Le casque TopOwl DD permettra « d’aller plus loin dans la mission grâce à la tête haute qui va donner un certain nombre d’informations de pilotage. Nous travaillons aussi à l’intégration de fonctions de type SVS (Synthetic Vision System), ou de la symbologie pour atterrir en environnement dégradé ».
Quelques différences subsistent malgré les efforts consentis de chaque côté. La suite d’autoprotection, premièrement, est l’un des rares sujets où il n’y aura pas eu de convergence, car situé dans le domaine de la souveraineté. Côté français, cette suite construite autour du CATS-150 (Compact Airborne Threat Surveyor) sera bien entendu plus performante et capable de s’adapter aux nouvelles menaces « pour les vingt prochaines années », relève Julien Litas.

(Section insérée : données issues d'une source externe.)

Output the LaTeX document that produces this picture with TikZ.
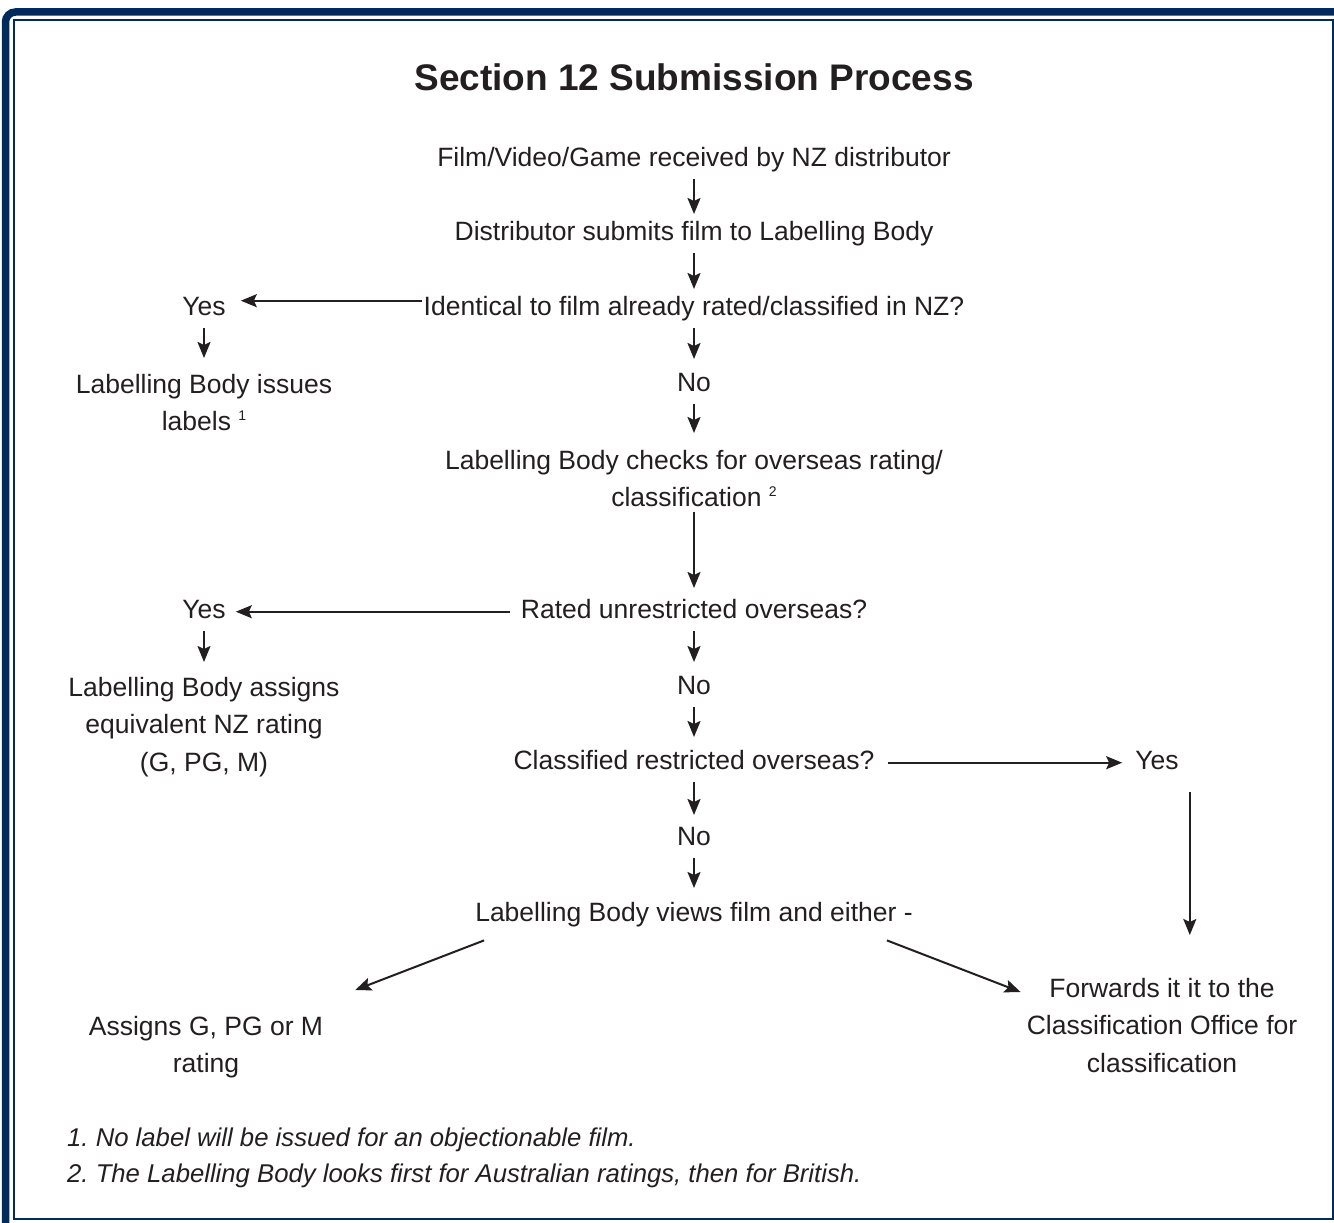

La roquette guidée laser de 68 mm, qui armera également le HIL Guépard et le drone tactique Patroller, sera sur le Tigre français mais pas sur le Tigre espagnol. Celui-ci recevra une nouvelle roquette de 70 mm dont le fournisseur n’a pas été détaillé.
Ces disparités ne sont pas limitées au seul périmètre de Thales. Ainsi, si l’Espagne rejoint la France dans l’intégration du missile air-air Mistral 3, elle favorise cependant le développement d’un « nouveau missile air-sol » plutôt que l’adoption du missile MHT développé par MBDA. Si elle choisit in fine de rejoindre le mouvement, l’Allemagne fera à son tour le choix d’une version partiellement « nationalisée », signale Thales. La roquette guidée laser, entre autres, ne fait pas partie des options retenues par la partie allemande lors des discussions préliminaires, qui lui préférera le maintien d’une roquette de 70 mm.